Your instructions: Your task is to repeat the lines from the line with "Give me the" to the line with "const outsideLabelIndex = [3];", both ends included, and nothing else. Pictures stay out of the copy.

Source data:

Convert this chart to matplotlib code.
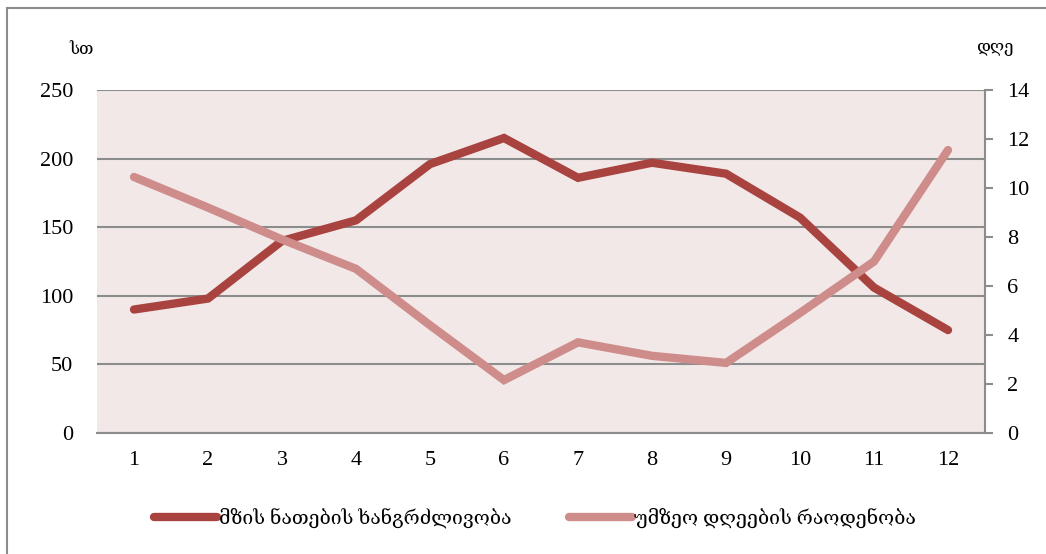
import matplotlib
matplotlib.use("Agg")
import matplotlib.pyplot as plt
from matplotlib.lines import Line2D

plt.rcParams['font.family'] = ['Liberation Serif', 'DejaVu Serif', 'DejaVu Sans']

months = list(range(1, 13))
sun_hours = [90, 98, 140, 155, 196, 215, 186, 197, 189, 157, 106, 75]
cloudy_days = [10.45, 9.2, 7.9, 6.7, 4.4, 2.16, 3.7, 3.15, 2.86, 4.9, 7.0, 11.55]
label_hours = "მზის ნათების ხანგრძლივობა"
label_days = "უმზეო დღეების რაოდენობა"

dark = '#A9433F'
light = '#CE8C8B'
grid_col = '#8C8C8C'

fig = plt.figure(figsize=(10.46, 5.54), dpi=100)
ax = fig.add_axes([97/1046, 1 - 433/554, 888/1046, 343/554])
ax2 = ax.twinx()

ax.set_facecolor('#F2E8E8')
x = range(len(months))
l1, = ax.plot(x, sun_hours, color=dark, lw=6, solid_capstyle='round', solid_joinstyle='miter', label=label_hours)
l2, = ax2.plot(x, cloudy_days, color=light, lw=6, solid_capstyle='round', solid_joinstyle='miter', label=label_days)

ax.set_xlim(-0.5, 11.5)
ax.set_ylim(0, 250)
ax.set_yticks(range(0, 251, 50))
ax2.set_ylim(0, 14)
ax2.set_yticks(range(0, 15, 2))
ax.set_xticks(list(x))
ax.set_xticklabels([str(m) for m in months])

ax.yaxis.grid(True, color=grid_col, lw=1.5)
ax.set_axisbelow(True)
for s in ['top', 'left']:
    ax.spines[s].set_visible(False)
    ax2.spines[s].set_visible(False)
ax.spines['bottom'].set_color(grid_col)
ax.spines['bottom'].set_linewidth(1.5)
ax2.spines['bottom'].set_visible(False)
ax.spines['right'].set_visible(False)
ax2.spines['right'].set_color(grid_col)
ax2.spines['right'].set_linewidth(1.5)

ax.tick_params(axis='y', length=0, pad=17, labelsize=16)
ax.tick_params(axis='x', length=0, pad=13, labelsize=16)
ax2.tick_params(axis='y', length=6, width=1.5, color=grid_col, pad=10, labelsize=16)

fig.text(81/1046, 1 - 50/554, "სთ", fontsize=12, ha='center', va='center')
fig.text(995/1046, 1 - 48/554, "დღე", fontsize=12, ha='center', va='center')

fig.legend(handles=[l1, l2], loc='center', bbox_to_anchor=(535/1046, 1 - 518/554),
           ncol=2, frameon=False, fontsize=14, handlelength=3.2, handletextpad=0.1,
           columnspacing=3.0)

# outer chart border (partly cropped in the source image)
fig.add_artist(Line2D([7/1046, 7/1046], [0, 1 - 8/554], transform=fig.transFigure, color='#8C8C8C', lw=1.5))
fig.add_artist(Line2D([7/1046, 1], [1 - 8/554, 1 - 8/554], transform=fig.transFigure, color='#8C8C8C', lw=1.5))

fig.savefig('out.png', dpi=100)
--
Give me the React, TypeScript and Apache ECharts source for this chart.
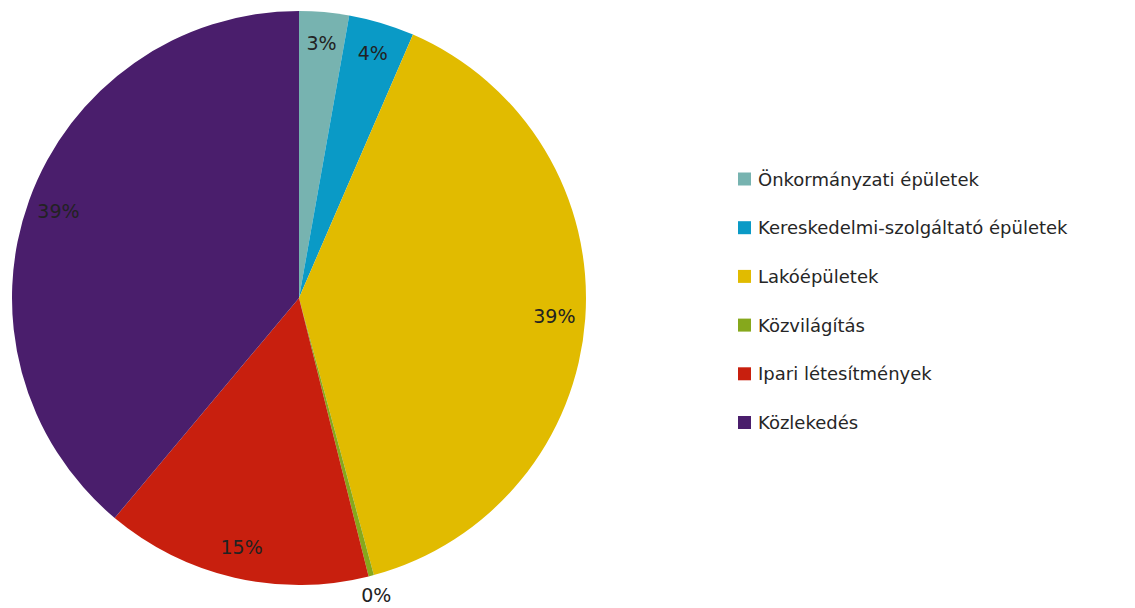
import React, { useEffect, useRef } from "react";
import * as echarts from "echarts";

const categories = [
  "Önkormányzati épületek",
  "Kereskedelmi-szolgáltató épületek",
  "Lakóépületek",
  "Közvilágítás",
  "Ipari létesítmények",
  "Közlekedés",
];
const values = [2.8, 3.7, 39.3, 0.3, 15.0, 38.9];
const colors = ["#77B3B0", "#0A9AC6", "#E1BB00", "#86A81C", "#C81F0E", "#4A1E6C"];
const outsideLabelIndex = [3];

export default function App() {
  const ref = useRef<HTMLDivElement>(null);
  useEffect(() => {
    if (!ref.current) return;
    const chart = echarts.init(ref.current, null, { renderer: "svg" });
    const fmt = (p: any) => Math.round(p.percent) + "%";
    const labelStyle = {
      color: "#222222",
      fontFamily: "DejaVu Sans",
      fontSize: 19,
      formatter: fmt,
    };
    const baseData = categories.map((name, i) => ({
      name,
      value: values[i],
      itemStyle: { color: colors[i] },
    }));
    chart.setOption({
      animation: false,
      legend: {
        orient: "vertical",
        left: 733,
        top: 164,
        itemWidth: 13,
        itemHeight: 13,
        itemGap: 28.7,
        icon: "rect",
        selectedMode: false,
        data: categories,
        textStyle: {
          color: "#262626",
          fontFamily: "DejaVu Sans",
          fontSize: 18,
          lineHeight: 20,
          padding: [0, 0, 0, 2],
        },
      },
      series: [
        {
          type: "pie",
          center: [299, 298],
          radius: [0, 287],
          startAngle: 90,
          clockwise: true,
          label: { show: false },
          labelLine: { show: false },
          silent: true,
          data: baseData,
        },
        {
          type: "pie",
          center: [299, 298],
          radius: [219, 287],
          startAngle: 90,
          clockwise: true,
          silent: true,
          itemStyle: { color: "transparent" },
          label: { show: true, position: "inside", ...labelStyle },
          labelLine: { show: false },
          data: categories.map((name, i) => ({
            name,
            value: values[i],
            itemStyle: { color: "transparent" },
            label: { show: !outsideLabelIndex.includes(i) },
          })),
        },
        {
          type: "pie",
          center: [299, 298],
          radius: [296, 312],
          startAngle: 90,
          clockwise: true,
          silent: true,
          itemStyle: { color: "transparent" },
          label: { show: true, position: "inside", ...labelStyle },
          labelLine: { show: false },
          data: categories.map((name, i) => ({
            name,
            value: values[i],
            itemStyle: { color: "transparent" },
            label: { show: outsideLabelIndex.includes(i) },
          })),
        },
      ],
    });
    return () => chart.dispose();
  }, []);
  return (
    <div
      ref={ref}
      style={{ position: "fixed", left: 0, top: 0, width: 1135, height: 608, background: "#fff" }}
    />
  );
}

Written response:
Give me the React, TypeScript and Apache ECharts source for this chart.
import React, { useEffect, useRef } from "react";
import * as echarts from "echarts";

const categories = [
  "Önkormányzati épületek",
  "Kereskedelmi-szolgáltató épületek",
  "Lakóépületek",
  "Közvilágítás",
  "Ipari létesítmények",
  "Közlekedés",
];
const values = [2.8, 3.7, 39.3, 0.3, 15.0, 38.9];
const colors = ["#77B3B0", "#0A9AC6", "#E1BB00", "#86A81C", "#C81F0E", "#4A1E6C"];
const outsideLabelIndex = [3];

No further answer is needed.